<<<<
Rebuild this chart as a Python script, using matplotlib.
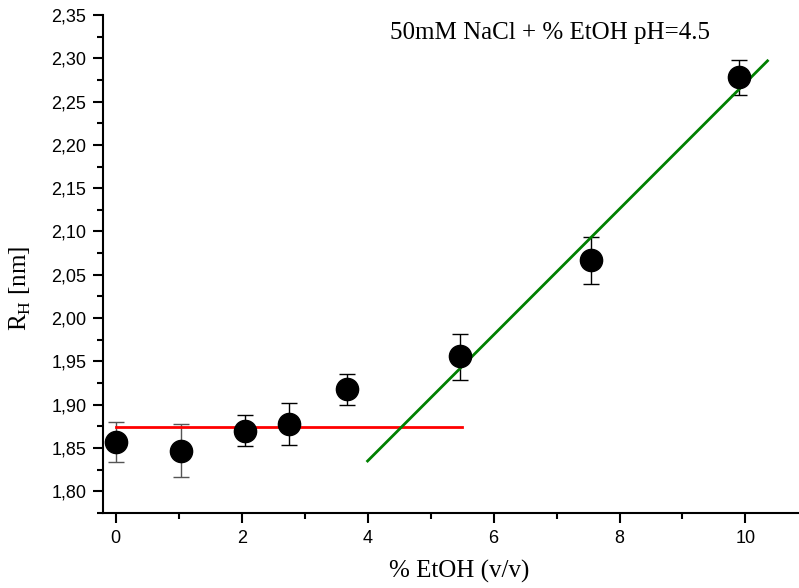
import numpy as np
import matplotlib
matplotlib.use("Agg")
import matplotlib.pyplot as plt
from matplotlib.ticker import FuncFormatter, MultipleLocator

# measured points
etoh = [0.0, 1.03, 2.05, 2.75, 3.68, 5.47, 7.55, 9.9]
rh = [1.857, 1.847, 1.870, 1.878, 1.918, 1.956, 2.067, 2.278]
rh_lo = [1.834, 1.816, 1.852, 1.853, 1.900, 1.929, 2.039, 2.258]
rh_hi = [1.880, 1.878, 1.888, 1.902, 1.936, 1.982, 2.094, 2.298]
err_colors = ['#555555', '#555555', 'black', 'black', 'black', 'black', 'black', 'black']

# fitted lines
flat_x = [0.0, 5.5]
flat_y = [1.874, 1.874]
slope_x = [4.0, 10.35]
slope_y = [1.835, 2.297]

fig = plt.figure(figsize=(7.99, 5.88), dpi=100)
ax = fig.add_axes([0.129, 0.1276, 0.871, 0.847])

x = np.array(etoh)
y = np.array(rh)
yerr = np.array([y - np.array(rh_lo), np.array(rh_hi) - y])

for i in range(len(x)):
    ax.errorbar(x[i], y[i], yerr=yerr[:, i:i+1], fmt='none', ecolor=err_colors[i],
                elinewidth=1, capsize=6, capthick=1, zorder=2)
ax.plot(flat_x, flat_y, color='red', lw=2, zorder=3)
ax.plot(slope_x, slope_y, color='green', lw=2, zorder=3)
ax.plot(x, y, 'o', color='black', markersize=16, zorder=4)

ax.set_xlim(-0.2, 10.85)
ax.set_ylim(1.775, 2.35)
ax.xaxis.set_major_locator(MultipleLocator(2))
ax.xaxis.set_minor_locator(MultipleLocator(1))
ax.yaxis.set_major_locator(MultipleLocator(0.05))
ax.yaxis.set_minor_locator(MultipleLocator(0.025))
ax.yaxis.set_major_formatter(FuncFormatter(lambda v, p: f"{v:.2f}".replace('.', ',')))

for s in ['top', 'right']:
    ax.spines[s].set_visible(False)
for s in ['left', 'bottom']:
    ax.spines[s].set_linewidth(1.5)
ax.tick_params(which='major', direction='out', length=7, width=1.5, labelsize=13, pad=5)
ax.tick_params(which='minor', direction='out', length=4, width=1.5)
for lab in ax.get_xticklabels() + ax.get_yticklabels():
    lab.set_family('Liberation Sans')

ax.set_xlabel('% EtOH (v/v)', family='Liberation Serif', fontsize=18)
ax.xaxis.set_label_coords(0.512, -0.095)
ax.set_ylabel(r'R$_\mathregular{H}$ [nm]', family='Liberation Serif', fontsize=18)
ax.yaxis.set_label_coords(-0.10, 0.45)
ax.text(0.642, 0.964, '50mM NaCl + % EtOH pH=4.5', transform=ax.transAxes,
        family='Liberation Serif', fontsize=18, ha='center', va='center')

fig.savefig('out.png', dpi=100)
>>>>
<<<<
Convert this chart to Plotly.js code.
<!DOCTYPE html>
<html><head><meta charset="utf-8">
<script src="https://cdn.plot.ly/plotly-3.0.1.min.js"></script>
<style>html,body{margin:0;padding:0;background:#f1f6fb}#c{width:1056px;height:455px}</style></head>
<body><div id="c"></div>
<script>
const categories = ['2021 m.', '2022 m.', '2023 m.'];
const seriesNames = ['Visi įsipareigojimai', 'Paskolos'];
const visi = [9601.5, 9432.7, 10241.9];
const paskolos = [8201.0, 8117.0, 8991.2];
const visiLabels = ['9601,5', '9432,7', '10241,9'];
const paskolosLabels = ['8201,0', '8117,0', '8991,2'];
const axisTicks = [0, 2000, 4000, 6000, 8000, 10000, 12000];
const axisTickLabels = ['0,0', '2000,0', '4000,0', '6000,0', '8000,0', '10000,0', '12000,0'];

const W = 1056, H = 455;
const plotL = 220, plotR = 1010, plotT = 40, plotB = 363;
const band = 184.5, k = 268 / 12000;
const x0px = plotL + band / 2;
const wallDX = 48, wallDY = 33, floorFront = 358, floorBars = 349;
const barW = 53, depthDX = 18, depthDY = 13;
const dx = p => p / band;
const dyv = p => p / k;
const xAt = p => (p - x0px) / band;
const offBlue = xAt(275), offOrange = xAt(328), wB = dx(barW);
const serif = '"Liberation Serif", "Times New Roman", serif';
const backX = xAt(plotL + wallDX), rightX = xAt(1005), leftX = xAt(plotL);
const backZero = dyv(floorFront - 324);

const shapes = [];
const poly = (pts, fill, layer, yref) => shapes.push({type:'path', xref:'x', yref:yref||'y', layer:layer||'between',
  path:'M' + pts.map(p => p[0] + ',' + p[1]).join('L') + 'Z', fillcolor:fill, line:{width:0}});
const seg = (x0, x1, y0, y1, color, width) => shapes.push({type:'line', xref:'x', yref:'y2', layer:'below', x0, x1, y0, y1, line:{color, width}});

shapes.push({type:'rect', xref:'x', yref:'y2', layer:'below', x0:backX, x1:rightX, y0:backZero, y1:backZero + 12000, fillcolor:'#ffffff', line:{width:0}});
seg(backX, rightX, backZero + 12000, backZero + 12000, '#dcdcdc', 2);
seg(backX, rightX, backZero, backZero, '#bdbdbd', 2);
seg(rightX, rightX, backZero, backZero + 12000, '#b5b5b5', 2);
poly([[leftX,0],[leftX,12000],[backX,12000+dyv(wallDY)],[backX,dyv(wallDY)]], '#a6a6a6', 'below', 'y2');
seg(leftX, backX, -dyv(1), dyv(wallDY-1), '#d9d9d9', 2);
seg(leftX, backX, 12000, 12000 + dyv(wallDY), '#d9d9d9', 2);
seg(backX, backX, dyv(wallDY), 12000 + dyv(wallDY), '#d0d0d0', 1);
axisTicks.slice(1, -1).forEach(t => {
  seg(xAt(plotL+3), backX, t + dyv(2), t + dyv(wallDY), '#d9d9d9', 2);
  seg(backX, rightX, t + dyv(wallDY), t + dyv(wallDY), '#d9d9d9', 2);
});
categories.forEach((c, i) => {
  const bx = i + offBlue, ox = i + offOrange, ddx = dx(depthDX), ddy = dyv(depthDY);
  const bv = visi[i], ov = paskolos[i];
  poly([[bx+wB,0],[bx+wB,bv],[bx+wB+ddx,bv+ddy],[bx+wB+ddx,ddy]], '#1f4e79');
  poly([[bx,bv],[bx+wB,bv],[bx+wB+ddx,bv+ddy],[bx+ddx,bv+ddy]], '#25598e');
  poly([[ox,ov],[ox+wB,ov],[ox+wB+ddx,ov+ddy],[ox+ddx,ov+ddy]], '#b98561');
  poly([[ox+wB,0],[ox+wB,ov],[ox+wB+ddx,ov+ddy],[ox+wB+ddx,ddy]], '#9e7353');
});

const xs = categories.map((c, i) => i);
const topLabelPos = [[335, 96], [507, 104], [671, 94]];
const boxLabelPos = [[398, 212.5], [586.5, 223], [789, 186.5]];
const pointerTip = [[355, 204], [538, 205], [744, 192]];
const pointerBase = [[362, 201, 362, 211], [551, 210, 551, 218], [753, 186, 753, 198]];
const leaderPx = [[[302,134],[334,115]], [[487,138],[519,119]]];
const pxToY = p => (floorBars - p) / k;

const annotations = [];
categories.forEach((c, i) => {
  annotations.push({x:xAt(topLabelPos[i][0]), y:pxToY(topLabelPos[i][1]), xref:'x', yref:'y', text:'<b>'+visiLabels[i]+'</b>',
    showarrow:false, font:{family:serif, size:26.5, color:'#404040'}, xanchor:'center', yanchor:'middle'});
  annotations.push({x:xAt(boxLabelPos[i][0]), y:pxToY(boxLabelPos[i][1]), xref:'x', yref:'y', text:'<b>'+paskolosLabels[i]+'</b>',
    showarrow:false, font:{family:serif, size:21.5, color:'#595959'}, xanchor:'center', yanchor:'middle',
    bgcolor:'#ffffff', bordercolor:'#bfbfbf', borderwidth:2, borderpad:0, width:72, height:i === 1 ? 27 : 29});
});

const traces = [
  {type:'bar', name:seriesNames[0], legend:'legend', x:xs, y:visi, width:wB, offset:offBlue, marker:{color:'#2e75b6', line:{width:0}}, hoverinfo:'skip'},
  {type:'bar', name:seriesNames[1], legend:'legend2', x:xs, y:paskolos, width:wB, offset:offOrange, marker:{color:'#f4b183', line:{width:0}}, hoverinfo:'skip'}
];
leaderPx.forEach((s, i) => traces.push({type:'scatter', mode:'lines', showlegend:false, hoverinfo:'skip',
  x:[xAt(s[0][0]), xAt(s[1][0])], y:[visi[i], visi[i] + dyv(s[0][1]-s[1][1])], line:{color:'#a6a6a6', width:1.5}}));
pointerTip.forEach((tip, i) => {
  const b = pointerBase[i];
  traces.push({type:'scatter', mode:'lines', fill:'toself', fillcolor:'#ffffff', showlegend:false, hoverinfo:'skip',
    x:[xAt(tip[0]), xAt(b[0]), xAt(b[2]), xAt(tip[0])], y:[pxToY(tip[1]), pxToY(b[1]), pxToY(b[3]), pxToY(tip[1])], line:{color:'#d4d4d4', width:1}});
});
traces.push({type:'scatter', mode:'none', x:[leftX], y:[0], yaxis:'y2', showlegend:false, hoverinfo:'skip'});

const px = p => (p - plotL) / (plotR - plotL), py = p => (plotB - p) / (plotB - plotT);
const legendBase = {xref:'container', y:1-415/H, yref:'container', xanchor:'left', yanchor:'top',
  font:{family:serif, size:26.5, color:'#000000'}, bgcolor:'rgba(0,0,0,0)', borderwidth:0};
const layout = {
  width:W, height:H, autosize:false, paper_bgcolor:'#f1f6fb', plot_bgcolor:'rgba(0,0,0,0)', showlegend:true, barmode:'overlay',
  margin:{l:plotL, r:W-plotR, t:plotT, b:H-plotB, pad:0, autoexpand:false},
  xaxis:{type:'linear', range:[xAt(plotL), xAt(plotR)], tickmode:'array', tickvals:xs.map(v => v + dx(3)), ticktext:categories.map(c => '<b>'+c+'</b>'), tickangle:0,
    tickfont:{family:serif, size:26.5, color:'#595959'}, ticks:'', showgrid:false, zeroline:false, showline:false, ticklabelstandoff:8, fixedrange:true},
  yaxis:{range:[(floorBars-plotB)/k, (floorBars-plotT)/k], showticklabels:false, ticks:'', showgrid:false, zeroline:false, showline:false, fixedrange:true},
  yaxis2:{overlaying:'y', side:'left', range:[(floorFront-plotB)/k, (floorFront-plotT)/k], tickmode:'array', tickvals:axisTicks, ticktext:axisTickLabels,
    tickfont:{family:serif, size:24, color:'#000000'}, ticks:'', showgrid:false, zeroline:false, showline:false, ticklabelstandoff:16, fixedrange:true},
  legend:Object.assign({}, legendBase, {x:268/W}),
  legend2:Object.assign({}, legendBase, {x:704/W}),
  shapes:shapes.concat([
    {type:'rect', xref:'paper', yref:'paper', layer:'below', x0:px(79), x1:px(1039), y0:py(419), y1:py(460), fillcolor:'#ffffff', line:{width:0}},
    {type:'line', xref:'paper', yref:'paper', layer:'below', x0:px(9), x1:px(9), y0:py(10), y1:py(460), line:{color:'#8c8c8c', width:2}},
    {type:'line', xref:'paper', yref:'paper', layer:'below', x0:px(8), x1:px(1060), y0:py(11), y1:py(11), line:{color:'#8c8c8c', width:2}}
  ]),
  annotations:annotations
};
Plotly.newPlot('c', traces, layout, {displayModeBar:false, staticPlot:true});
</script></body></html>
>>>>
# PROBLEM
From the records above, transcribe exactly the lines starting at the one containing "Rebuild this chart" and ending at the one containing "yerr = np.array([y". Skip the pictures.

# TASK OUTPUT
Rebuild this chart as a Python script, using matplotlib.
import numpy as np
import matplotlib
matplotlib.use("Agg")
import matplotlib.pyplot as plt
from matplotlib.ticker import FuncFormatter, MultipleLocator

# measured points
etoh = [0.0, 1.03, 2.05, 2.75, 3.68, 5.47, 7.55, 9.9]
rh = [1.857, 1.847, 1.870, 1.878, 1.918, 1.956, 2.067, 2.278]
rh_lo = [1.834, 1.816, 1.852, 1.853, 1.900, 1.929, 2.039, 2.258]
rh_hi = [1.880, 1.878, 1.888, 1.902, 1.936, 1.982, 2.094, 2.298]
err_colors = ['#555555', '#555555', 'black', 'black', 'black', 'black', 'black', 'black']

# fitted lines
flat_x = [0.0, 5.5]
flat_y = [1.874, 1.874]
slope_x = [4.0, 10.35]
slope_y = [1.835, 2.297]

fig = plt.figure(figsize=(7.99, 5.88), dpi=100)
ax = fig.add_axes([0.129, 0.1276, 0.871, 0.847])

x = np.array(etoh)
y = np.array(rh)
yerr = np.array([y - np.array(rh_lo), np.array(rh_hi) - y])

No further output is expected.